Source excerpt »

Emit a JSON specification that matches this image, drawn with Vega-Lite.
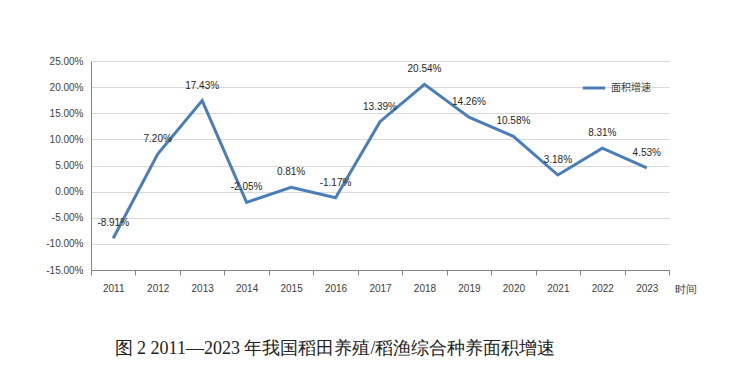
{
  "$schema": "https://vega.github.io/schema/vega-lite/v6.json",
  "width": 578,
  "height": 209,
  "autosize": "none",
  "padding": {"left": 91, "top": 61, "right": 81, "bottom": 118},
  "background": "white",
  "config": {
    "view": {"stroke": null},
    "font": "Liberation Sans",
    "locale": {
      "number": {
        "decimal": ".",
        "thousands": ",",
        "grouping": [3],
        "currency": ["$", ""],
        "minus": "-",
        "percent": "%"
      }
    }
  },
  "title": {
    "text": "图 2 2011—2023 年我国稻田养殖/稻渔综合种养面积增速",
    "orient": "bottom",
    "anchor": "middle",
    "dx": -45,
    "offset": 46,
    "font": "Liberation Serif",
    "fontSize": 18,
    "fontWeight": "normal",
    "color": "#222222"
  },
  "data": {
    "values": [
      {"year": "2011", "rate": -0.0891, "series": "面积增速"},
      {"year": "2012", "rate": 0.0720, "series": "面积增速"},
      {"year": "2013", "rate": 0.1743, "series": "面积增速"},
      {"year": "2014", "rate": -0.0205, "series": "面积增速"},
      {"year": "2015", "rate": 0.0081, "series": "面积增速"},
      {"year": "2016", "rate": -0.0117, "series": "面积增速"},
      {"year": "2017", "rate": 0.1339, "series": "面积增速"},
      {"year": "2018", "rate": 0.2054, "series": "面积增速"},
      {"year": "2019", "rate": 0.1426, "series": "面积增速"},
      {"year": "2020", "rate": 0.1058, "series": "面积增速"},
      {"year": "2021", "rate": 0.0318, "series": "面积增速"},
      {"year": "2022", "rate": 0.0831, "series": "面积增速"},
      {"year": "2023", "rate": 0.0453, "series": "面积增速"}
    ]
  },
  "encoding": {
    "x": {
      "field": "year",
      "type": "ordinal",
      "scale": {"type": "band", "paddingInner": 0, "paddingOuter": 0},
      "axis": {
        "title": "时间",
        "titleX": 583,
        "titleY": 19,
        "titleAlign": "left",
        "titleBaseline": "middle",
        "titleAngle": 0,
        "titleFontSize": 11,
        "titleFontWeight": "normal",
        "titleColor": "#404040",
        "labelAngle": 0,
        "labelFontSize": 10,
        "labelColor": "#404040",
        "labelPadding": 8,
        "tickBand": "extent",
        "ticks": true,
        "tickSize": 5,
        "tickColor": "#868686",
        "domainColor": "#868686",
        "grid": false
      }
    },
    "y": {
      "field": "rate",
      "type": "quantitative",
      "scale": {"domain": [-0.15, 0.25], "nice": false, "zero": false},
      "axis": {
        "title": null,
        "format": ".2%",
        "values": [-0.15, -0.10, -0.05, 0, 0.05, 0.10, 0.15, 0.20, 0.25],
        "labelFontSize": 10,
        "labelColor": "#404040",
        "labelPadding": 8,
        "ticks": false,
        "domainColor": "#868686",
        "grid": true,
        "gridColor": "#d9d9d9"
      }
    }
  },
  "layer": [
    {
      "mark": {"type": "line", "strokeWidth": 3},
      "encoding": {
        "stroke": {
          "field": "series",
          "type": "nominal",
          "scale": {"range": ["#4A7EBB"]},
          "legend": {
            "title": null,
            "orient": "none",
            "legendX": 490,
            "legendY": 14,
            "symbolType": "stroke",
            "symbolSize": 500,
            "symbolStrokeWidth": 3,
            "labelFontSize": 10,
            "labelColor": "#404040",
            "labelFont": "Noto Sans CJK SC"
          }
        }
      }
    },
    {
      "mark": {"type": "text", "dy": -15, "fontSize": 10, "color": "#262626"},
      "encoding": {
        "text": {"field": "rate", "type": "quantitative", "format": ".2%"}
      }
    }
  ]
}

Short exercise » The material above must be printed exactly, with its pictures left out.

Exercise response »
Emit a JSON specification that matches this image, drawn with Vega-Lite.
{
  "$schema": "https://vega.github.io/schema/vega-lite/v6.json",
  "width": 578,
  "height": 209,
  "autosize": "none",
  "padding": {"left": 91, "top": 61, "right": 81, "bottom": 118},
  "background": "white",
  "config": {
    "view": {"stroke": null},
    "font": "Liberation Sans",
    "locale": {
      "number": {
        "decimal": ".",
        "thousands": ",",
        "grouping": [3],
        "currency": ["$", ""],
        "minus": "-",
        "percent": "%"
      }
    }
  },
  "title": {
    "text": "图 2 2011—2023 年我国稻田养殖/稻渔综合种养面积增速",
    "orient": "bottom",
    "anchor": "middle",
    "dx": -45,
    "offset": 46,
    "font": "Liberation Serif",
    "fontSize": 18,
    "fontWeight": "normal",
    "color": "#222222"
  },
  "data": {
    "values": [
      {"year": "2011", "rate": -0.0891, "series": "面积增速"},
      {"year": "2012", "rate": 0.0720, "series": "面积增速"},
      {"year": "2013", "rate": 0.1743, "series": "面积增速"},
      {"year": "2014", "rate": -0.0205, "series": "面积增速"},
      {"year": "2015", "rate": 0.0081, "series": "面积增速"},
      {"year": "2016", "rate": -0.0117, "series": "面积增速"},
      {"year": "2017", "rate": 0.1339, "series": "面积增速"},
      {"year": "2018", "rate": 0.2054, "series": "面积增速"},
      {"year": "2019", "rate": 0.1426, "series": "面积增速"},
      {"year": "2020", "rate": 0.1058, "series": "面积增速"},
      {"year": "2021", "rate": 0.0318, "series": "面积增速"},
      {"year": "2022", "rate": 0.0831, "series": "面积增速"},
      {"year": "2023", "rate": 0.0453, "series": "面积增速"}
    ]
  },
  "encoding": {
    "x": {
      "field": "year",
      "type": "ordinal",
      "scale": {"type": "band", "paddingInner": 0, "paddingOuter": 0},
      "axis": {
        "title": "时间",
        "titleX": 583,
        "titleY": 19,
        "titleAlign": "left",
        "titleBaseline": "middle",
        "titleAngle": 0,
        "titleFontSize": 11,
        "titleFontWeight": "normal",
        "titleColor": "#404040",
        "labelAngle": 0,
        "labelFontSize": 10,
        "labelColor": "#404040",
        "labelPadding": 8,
        "tickBand": "extent",
        "ticks": true,
        "tickSize": 5,
        "tickColor": "#868686",
        "domainColor": "#868686",
        "grid": false
      }
    },
    "y": {
      "field": "rate",
      "type": "quantitative",
      "scale": {"domain": [-0.15, 0.25], "nice": false, "zero": false},
      "axis": {
        "title": null,
        "format": ".2%",
        "values": [-0.15, -0.10, -0.05, 0, 0.05, 0.10, 0.15, 0.20, 0.25],
        "labelFontSize": 10,
        "labelColor": "#404040",
        "labelPadding": 8,
        "ticks": false,
        "domainColor": "#868686",
        "grid": true,
        "gridColor": "#d9d9d9"
      }
    }
  },
  "layer": [
    {
      "mark": {"type": "line", "strokeWidth": 3},
      "encoding": {
        "stroke": {
          "field": "series",
          "type": "nominal",
          "scale": {"range": ["#4A7EBB"]},
          "legend": {
            "title": null,
            "orient": "none",
            "legendX": 490,
            "legendY": 14,
            "symbolType": "stroke",
            "symbolSize": 500,
            "symbolStrokeWidth": 3,
            "labelFontSize": 10,
            "labelColor": "#404040",
            "labelFont": "Noto Sans CJK SC"
          }
        }
      }
    },
    {
      "mark": {"type": "text", "dy": -15, "fontSize": 10, "color": "#262626"},
      "encoding": {
        "text": {"field": "rate", "type": "quantitative", "format": ".2%"}
      }
    }
  ]
}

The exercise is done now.